5. Perubahan Terkait Keterwakilan Daerah oleh DPD

Meski tidak begitu signifikan, terdapat beberapa ketentuan yang memperjelas tugas dan peran DPD dalam sistem pemerintahan Indonesia, termasuk dalam hal pembahasan dan pengawasan terhadap kebijakan pemerintah yang berkaitan dengan daerah.


Setelah UU MD3 yang baru berlaku, semua ketentuan yang tercantum dalam perubahan tersebut menjadi berlaku secara hukum dan diikuti oleh lembaga-lembaga perwakilan rakyat seperti DPR dan DPD dalam melaksanakan tugas dan kewenangannya. Meskipun demikian, beberapa perubahan yang diatur dalam UU MD3 ini, terutama terkait dengan hak imunitas pimpinan DPR dan kewenangan pemanggilan paksa, telah menimbulkan kontroversi di kalangan masyarakat dan lembaga-lembaga hukum.

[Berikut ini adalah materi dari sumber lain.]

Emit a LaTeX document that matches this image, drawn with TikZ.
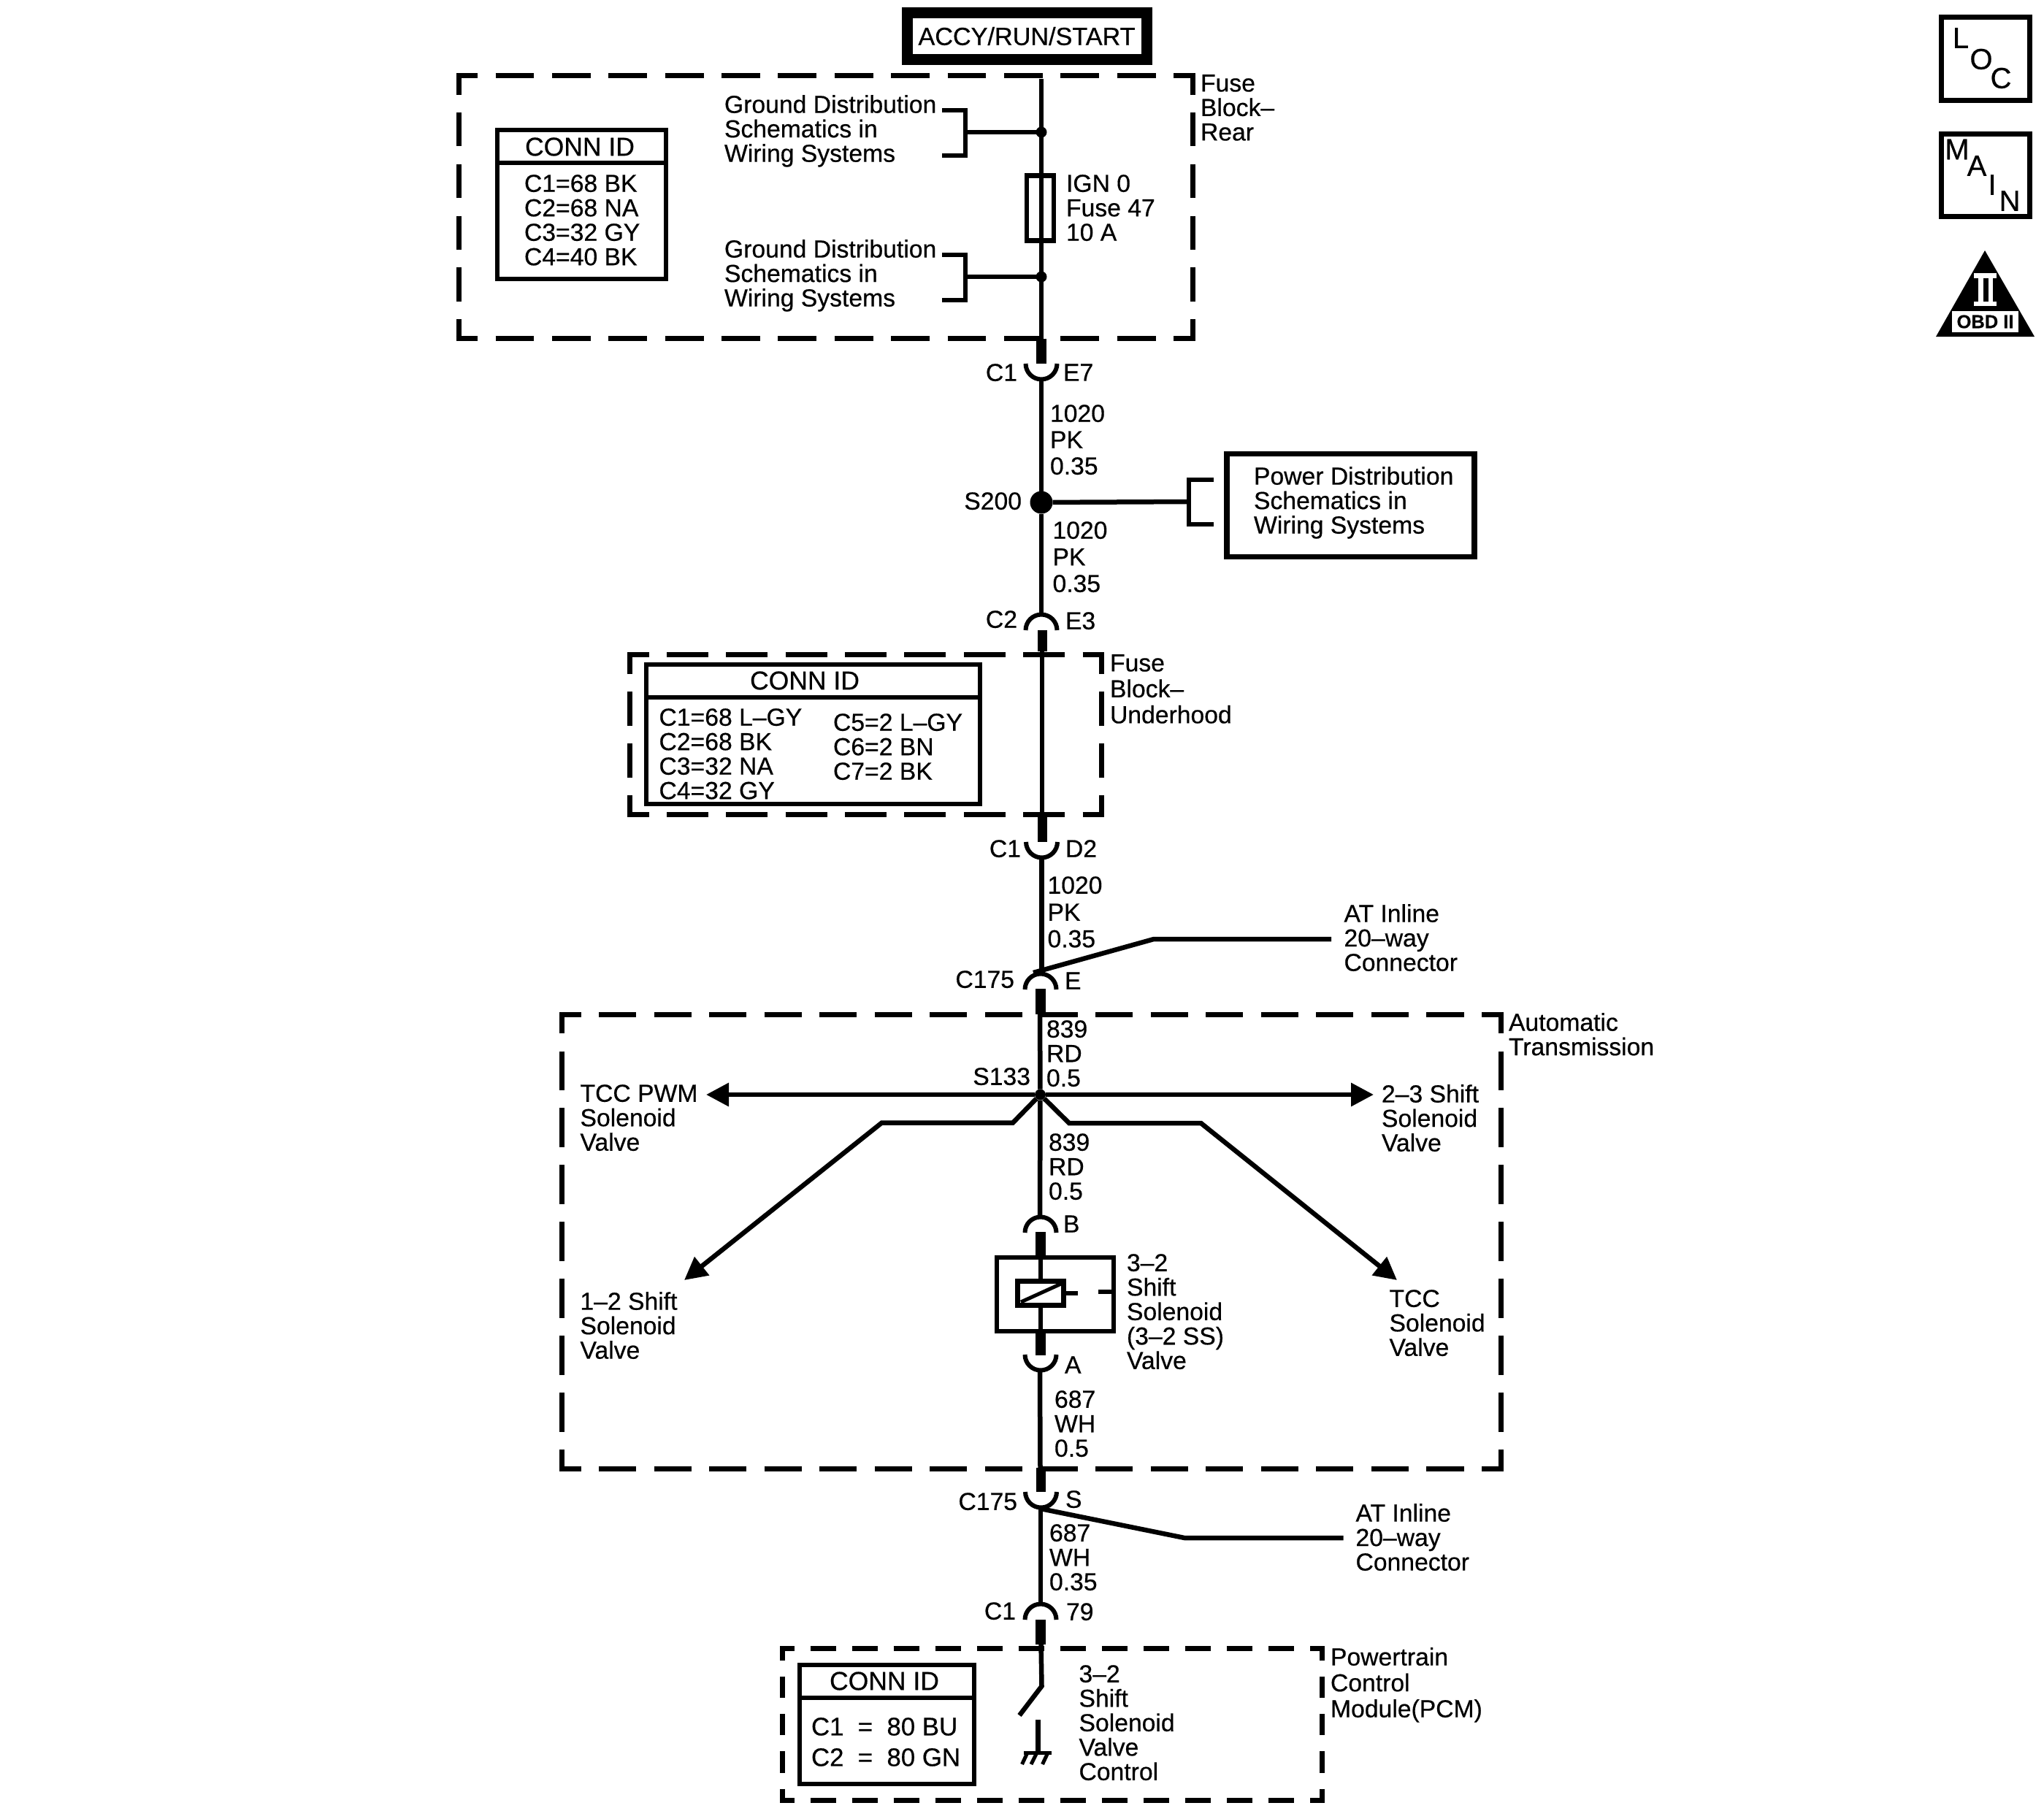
\documentclass[tikz,border=0pt]{standalone}
\usepackage{fontspec}
\setmainfont[FakeBold=0.5]{Liberation Sans}
\usetikzlibrary{arrows.meta}
\newcommand{\fsz}{\fontsize{33.7}{33.5}\selectfont}
\newcommand{\fszb}{\fontsize{35.5}{36}\selectfont}
\newcommand{\fszc}{\fontsize{34.8}{36}\selectfont}
\newcommand{\dbox}[8]{%
  \pgfmathsetmacro{\dw}{(#3-#1-2*#7-(#5+1)*#8)/#5}%
  \pgfmathsetmacro{\dh}{(#4-#2-2*#7-(#6+1)*#8)/#6}%
  \pgfmathsetmacro{\pw}{\dw-#7-3.5}%
  \pgfmathsetmacro{\ph}{\dh-#7-3.5}%
  \draw[dline,dash pattern=on \dw pt off #8pt,dash phase=\pw pt] (#1-3.5,#2) -- (#3+3.5,#2);
  \draw[dline,dash pattern=on \dw pt off #8pt,dash phase=\pw pt] (#1-3.5,#4) -- (#3+3.5,#4);
  \draw[dline,dash pattern=on \dh pt off #8pt,dash phase=\ph pt] (#1,#2-3.5) -- (#1,#4+3.5);
  \draw[dline,dash pattern=on \dh pt off #8pt,dash phase=\ph pt] (#3,#2-3.5) -- (#3,#4+3.5);
}
\tikzset{
  dline/.style={line width=7pt,line cap=butt},
  thinw/.style={line width=6.5pt},
  thickw/.style={line width=13.5pt},
  arcw/.style={line width=6pt},
  txt/.style={inner sep=0pt,outer sep=0pt,anchor=north west,align=left,xshift=-1pt,yshift=12.8pt,font=\fsz,execute at begin node=\strut},
  txtr/.style={txt,anchor=north east,align=right,xshift=3pt},
  txtc/.style={txt,anchor=north,align=center,xshift=1pt,yshift=1.2pt,font=\fszb},
  frame/.style={draw,line width=#1,inner sep=0pt,outer sep=0pt,anchor=north west},
  dot/.style={circle,fill,inner sep=0pt,outer sep=0pt,minimum size=#1},
  arroww/.style={thinw,-{Triangle[length=31pt,width=31pt]}},
  icon/.style={inner sep=0pt,outer sep=0pt,font=\fontsize{40}{40}\selectfont},
}
\begin{document}
\begin{tikzpicture}[x=1pt,y=-1pt,line join=miter]
\useasboundingbox (0,0) rectangle (2799,2479);
\fill[white] (0,0) rectangle (2799,2479);

% ---------- dashed enclosures
\dbox{628}{103.5}{1633}{463}{12}{4}{26}{24.5}
\dbox{862.5}{896.5}{1508.5}{1115}{7}{2}{26}{24.5}
\dbox{769.5}{1389}{2055}{2011}{16}{7}{26}{24.5}
\dbox{1071.5}{2257.5}{1810}{2465.5}{12}{3}{16}{22}

% ---------- named points on the harness
\coordinate (w0) at (1426,108);
\coordinate (c1a) at (1426,464);
\coordinate (c1b) at (1426,498);
\coordinate (c1c) at (1426,521);
\coordinate (c2a) at (1426,841);
\coordinate (c2b) at (1427.5,863);
\coordinate (c2c) at (1427.5,892);
\coordinate (c2d) at (1427,890);
\coordinate (c3a) at (1427,1118);
\coordinate (c3t) at (1427.5,1118);
\coordinate (c3b) at (1427.5,1153);
\coordinate (c3c) at (1426.5,1176);
\coordinate (c4a) at (1426.5,1327);
\coordinate (c4t) at (1425,1354);
\coordinate (c4b) at (1425,1389);
\coordinate (c4c) at (1424,1388);
\coordinate (c5a) at (1424,1666);
\coordinate (c5t) at (1425,1687);
\coordinate (c5b) at (1425,1722);
\coordinate (c5m) at (1425,1823);
\coordinate (c6t) at (1425,1823);
\coordinate (c6b) at (1425,1856);
\coordinate (c6c) at (1424,1879);
\coordinate (c7a) at (1424.5,2012);
\coordinate (c7t) at (1425.5,2010);
\coordinate (c7b) at (1425.5,2043);
\coordinate (c7c) at (1425,2066);
\coordinate (c8a) at (1425,2197);
\coordinate (c8t) at (1425,2218);
\coordinate (c8b) at (1425,2252);
\coordinate (sw0) at (1425.5,2250);
\coordinate (sw1) at (1426.5,2309);
\coordinate (sw2) at (1396,2349);
\coordinate (g0) at (1421.5,2355);
\coordinate (g1) at (1421.5,2400);

% ---------- junctions
\node[dot=15pt] (j1) at (1426,181) {};
\node[dot=15pt] (j2) at (1426,379) {};
\node[dot=31pt] (s200) at (1426,688) {};
\node[dot=15pt] (s133) at (1424.5,1499) {};

% ---------- top source box
\node[frame=15pt,minimum width=328pt,minimum height=64pt,anchor=center,font=\fontsize{34.2}{35}\selectfont] (accy) at (1406,49.5) {ACCY/RUN/START};

% ---------- wires
\draw[thinw] (w0) -- (c1a);
\draw[thickw] (c1a) -- (c1b);
\draw[arcw] (1404.5,498) arc[start angle=180,end angle=0,radius=21.5];
\draw[thinw] (c1c) -- (s200);
\draw[thinw] (s200) -- (c2a);
\draw[arcw] (1404.5,863) arc[start angle=180,end angle=360,radius=21.5];
\draw[thickw] (c2b) -- (c2c);
\draw[thinw] (c2d) -- (c3a);
\draw[thickw] (c3t) -- (c3b);
\draw[arcw] (1405,1153) arc[start angle=180,end angle=0,radius=21.5];
\draw[thinw] (c3c) -- (c4a);
\draw[arcw] (1403.5,1355) arc[start angle=180,end angle=360,radius=21.5];
\draw[thickw] (c4t) -- (c4b);
\draw[thinw] (c4c) -- (s133);
\draw[thinw] (s133) -- (c5a);
\draw[arcw] (1403.5,1688) arc[start angle=180,end angle=360,radius=21.5];
\draw[thickw] (c5t) -- (c5b);
\draw[thinw] (c5b) -- (c5m);
\draw[thickw] (c6t) -- (c6b);
\draw[arcw] (1403.5,1855) arc[start angle=180,end angle=0,radius=21.5];
\draw[thinw] (c6c) -- (c7a);
\draw[thickw] (c7t) -- (c7b);
\draw[arcw] (1404,2043) arc[start angle=180,end angle=0,radius=21.5];
\draw[thinw] (c7c) -- (c8a);
\draw[arcw] (1403.5,2218) arc[start angle=180,end angle=360,radius=21.5];
\draw[thickw] (c8t) -- (c8b);
\draw[thinw] (sw0) -- (sw1) -- (sw2);

% ---------- fuse
\node[frame=6.5pt,minimum width=37pt,minimum height=89pt] (fuse) at (1406,240.5) {};

% ---------- ground-distribution brackets
\coordinate (b1) at (1322,181);
\coordinate (b2) at (1322,379);
\draw[thinw] (j1) -- (b1);
\draw[thinw] (1290,151) -- (1322,151) -- (1322,213) -- (1290,213);
\draw[thinw] (j2) -- (b2);
\draw[thinw] (1290,349) -- (1322,349) -- (1322,411) -- (1290,411);

% ---------- power distribution
\node[frame=7.5pt,minimum width=339pt,minimum height=141pt] (pwr) at (1680,621.5) {};
\coordinate (b3) at (1628,687);
\draw[thinw] (s200) -- (b3);
\draw[thinw] (1662,657) -- (1628,657) -- (1628,718) -- (1662,718);
\node[txt] (pwrt) at (1718,652) {Power Distribution\\Schematics in\\Wiring Systems};

% ---------- conn id boxes
\node[frame=5.5pt,minimum width=231pt,minimum height=204pt] (conn1) at (681,178) {};
\draw[line width=5.5pt] (conn1.west |- 0,223) -- (conn1.east |- 0,223);
\node[txtc] (conn1t) at (794,202) {CONN ID};
\node[txt] (conn1l) at (719,252) {C1=68 BK\\C2=68 NA\\C3=32 GY\\C4=40 BK};

\node[frame=5.5pt,minimum width=457pt,minimum height=191pt] (conn2) at (885,910) {};
\draw[line width=5.5pt] (conn2.west |- 0,955) -- (conn2.east |- 0,955);
\node[txtc] (conn2t) at (1102,933) {CONN ID};
\node[txt] (conn2l) at (903.5,983) {C1=68 L--GY\\C2=68 BK\\C3=32 NA\\C4=32 GY};
\node[txt] (conn2r) at (1142,990) {C5=2 L--GY\\C6=2 BN\\C7=2 BK};

\node[frame=5.5pt,minimum width=239pt,minimum height=163pt] (conn3) at (1095,2280) {};
\draw[line width=5.5pt] (conn3.west |- 0,2325) -- (conn3.east |- 0,2325);
\node[txtc] (conn3t) at (1211,2303) {CONN ID};
\node[txt,font=\fszc] (conn3a) at (1112,2364) {C1~~=~~80 BU};
\node[txt,font=\fszc] (conn3b) at (1112,2406) {C2~~=~~80 GN};

% ---------- labels
\node[txt] (gd1) at (993,143) {Ground Distribution\\Schematics in\\Wiring Systems};
\node[txt] (gd2) at (993,341) {Ground Distribution\\Schematics in\\Wiring Systems};
\node[txt] (ign) at (1461,252) {IGN 0\\Fuse 47\\10 A};
\node[txt] (fbr) at (1645,115) {Fuse\\Block--\\Rear};
\node[txtr] (lc1) at (1391,511) {C1};
\node[txt] (le7) at (1457,511) {E7};
\node[txt] (w1) at (1439,567) {1020\\[2.5pt]PK\\[2.5pt]0.35};
\node[txtr] (ls200) at (1397,687) {S200};
\node[txt] (w2) at (1442.5,727) {1020\\[3pt]PK\\[3pt]0.35};
\node[txtr] (lc2) at (1391,849) {C2};
\node[txt] (le3) at (1460,851) {E3};
\node[txt] (fbu) at (1521,909) {Fuse\\[2pt]Block--\\[2pt]Underhood};
\node[txtr] (lc1b) at (1396,1163) {C1};
\node[txt] (ld2) at (1460,1163) {D2};
\node[txt] (w3) at (1435.5,1213) {1020\\[3.5pt]PK\\[3pt]0.35};
\node[txt] (at1) at (1841.5,1251) {AT Inline\\20--way\\Connector};
\node[txtr] (lc175) at (1387,1342) {C175};
\node[txt] (le) at (1459,1344) {E};
\node[txt] (aut) at (2067,1400) {Automatic\\Transmission};
\node[txt] (w4) at (1434,1410) {839\\RD\\0.5};
\node[txtr] (ls133) at (1409,1475) {S133};
\node[txt] (ltp) at (795.5,1498) {TCC PWM\\Solenoid\\Valve};
\node[txt] (l23) at (1893,1498) {2--3 Shift\\Solenoid\\Valve};
\node[txt] (w5) at (1437,1565) {839\\RD\\0.5};
\node[txt] (lb) at (1457,1677) {B};
\node[txt] (l32) at (1544,1730) {3--2\\Shift\\Solenoid\\(3--2 SS)\\Valve};
\node[txt] (ltcc) at (1903.5,1779) {TCC\\Solenoid\\Valve};
\node[txt] (l12) at (795.5,1782) {1--2 Shift\\Solenoid\\Valve};
\node[txt] (la) at (1459,1870) {A};
\node[txt] (w6) at (1445,1917) {687\\WH\\0.5};
\node[txtr] (lc175b) at (1391,2057) {C175};
\node[txt] (ls) at (1460,2054) {S};
\node[txt] (at2) at (1857.5,2072) {AT Inline\\20--way\\Connector};
\node[txt] (w7) at (1438,2100) {687\\WH\\0.35};
\node[txtr] (lc1c) at (1389,2207) {C1};
\node[txt] (l79) at (1461,2208) {79};
\node[txt] (pcm) at (1823,2269) {Powertrain\\[2pt]Control\\[2pt]Module(PCM)};
\node[txt] (l32c) at (1478.5,2293) {3--2\\Shift\\Solenoid\\Valve\\Control};

% ---------- S133 branches
\coordinate (a1) at (967,1499);
\coordinate (a2) at (1881,1499);
\coordinate (a3) at (937,1753);
\coordinate (a4) at (1913,1753);
\draw[arroww] (s133) -- (a1);
\draw[arroww] (s133) -- (a2);
\draw[arroww] (s133) -- (1387,1537.5) -- (1207.5,1537.5) -- (a3);
\draw[arroww] (s133) -- (1464,1538) -- (1644.5,1538) -- (a4);

% ---------- AT inline leaders
\coordinate (ld1) at (1823,1286);
\coordinate (ld2c) at (1839.5,2106);
\draw[thinw] (1415,1332) -- (1580,1286) -- (ld1);
\draw[thinw] (c7c) -- (1622,2106) -- (ld2c);

% ---------- solenoid
\node[frame=6pt,minimum width=160pt,minimum height=101pt] (sol) at (1365,1722) {};
\node[frame=6.8pt,fill=white,minimum width=63pt,minimum height=33pt] (coil) at (1393.5,1754.5) {};
\draw[line width=5pt] (1398,1783) -- (1453,1758);
\draw[line width=6pt] (coil.east) -- (1476,1771);
\draw[line width=6pt] (1504,1769) -- (1522,1769);

% ---------- ground
\draw[thinw] (g0) -- (g1);
\draw[line width=5pt] (1402,2400) -- (1440,2400);
\draw[line width=5pt] (1407,2400) -- (1399.5,2416);
\draw[line width=5pt] (1420,2400) -- (1412,2416);
\draw[line width=5pt] (1435,2400) -- (1427.5,2416);

% ---------- LOC / MAIN / OBD II icons
\node[frame=7pt,minimum width=120.5pt,minimum height=113.5pt] (loc) at (2658.5,23.5) {};
\node[icon] (locl) at (2685,52) {L};
\node[icon] (loco) at (2713,81) {O};
\node[icon] (locc) at (2740,107) {C};
\node[frame=7pt,minimum width=120.5pt,minimum height=113pt] (main) at (2658.5,183.5) {};
\node[icon] (mainm) at (2680,204.5) {M};
\node[icon] (maina) at (2707,227) {A};
\node[icon] (maini) at (2728,253) {I};
\node[icon] (mainn) at (2752,275) {N};
\fill (2718,343) -- (2786,461) -- (2651,461) -- cycle;
\fill[white] (2703,374) rectangle (2734,381);
\fill[white] (2703,413) rectangle (2734,419);
\fill[white] (2709,381) rectangle (2715.5,413);
\fill[white] (2722.5,381) rectangle (2729,413);
\node[fill=white,inner sep=0pt,outer sep=0pt,minimum width=91pt,minimum height=29pt,font=\fontsize{25.5}{26}\selectfont\bfseries] (obd) at (2718.5,440.5) {OBD II};
\end{tikzpicture}
\end{document}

Beberapa kalangan mengkritik perubahan ini, dengan beralasan bahwa hak imunitas yang diberikan kepada pimpinan DPR dapat menyebabkan impunitas atau penyalahgunaan kekuasaan, serta berpotensi menghambat akuntabilitas mereka sebagai wakil rakyat. Demikian pula, kewenangan pemanggilan paksa oleh DPR dapat dianggap berlebihan dan mengganggu prinsip pemisahan kekuasaan dalam negara demokrasi.


Namun, pendukung UU MD3 berargumen bahwa perubahan tersebut bertujuan untuk memperkuat fungsi DPR dalam melakukan pengawasan terhadap pemerintah dan mengurangi hambatan bagi lembaga legislatif dalam menjalankan tugasnya.


UU MD3 adalah undang-undang yang mengatur tentang lembaga-lembaga perwakilan rakyat di Indonesia, yaitu MPR, DPR, DPD, dan DPRD. UU ini mengatur kewenangan, hak, dan tugas lembaga-lembaga tersebut dalam sistem pemerintahan di Indonesia. Meskipun demikian, beberapa perubahan dalam UU MD3, terutama yang terkait dengan hak imunitas dan kewenangan DPR, memicu kontroversi dan kritik dari masyarakat.